The conference may add four schools.
The Big 12 Conference, a group of ten colleges and universities that will soon see its membership dropping to eight schools, may be springing back to a 12-member conference. Brigham Young University, the University of Houston, the University of Central Florida and the University of Cincinnati want to join the group which is seeing the University of Texas and the University of Oklahoma exiting for the Southeastern Conference. Big-time college sports still tries to sell amateurism but it’s a huge business worth billions of dollars. College and university presidents and chancellors may sprout something about how student-athletes can get an education but at the end of the day, those presidents and chancellors and the board of trustees care about more money and win and loss records. More than likely none of the leaders at three of the four schools jumping into the Big 12 care about joining a business based in Irving, Texas. There could be groups at those schools who will be involved in protesting changes in voting and abortion laws in Texas but the poohbahs of sport look at the bottom line. It will be easier for three of those schools to get into the college football playoffs being affiliated with the Big 12 than the American Athletic Conference. BYU was an independent school. The Big 12 will survive.

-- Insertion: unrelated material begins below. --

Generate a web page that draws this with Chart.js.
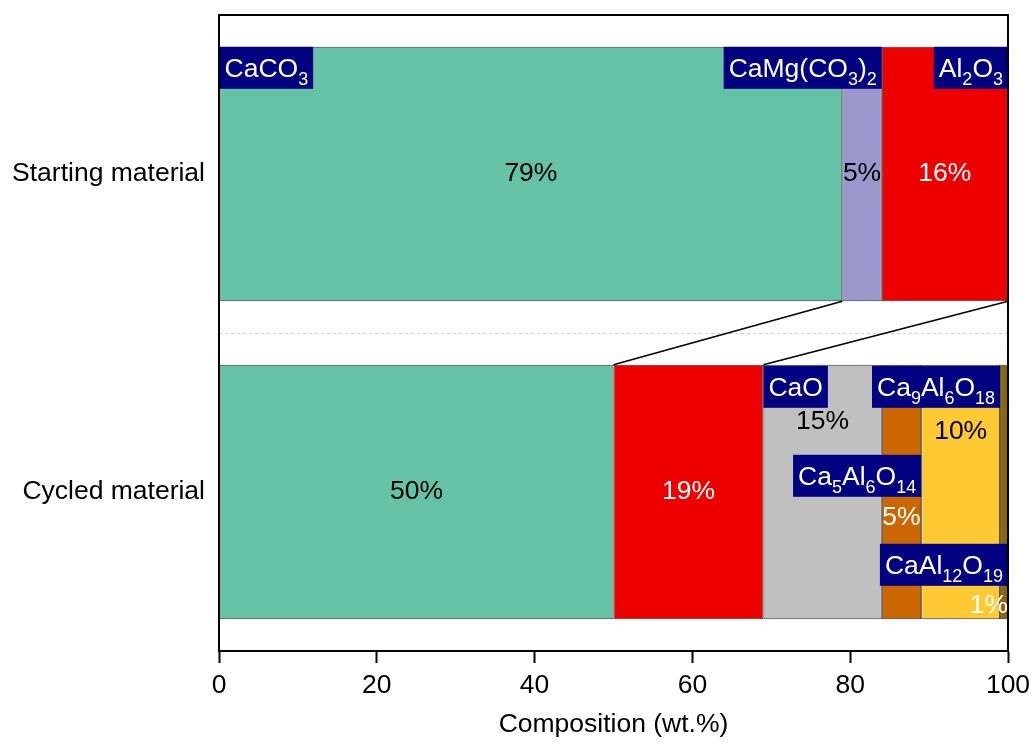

Where does the American Athletic Conference go from here? That is a good question but college conferences come and go. The Big East went into the football business in 1991 but the conference began losing school in 2005 and was out of the football business by 2012. The American Athletic Conference was formed with What was left of the Big East football playing schools. Television calls a lot of the shots in college sports even though the TV executives would publicly deny that. Meanwhile, the Big 12 survives.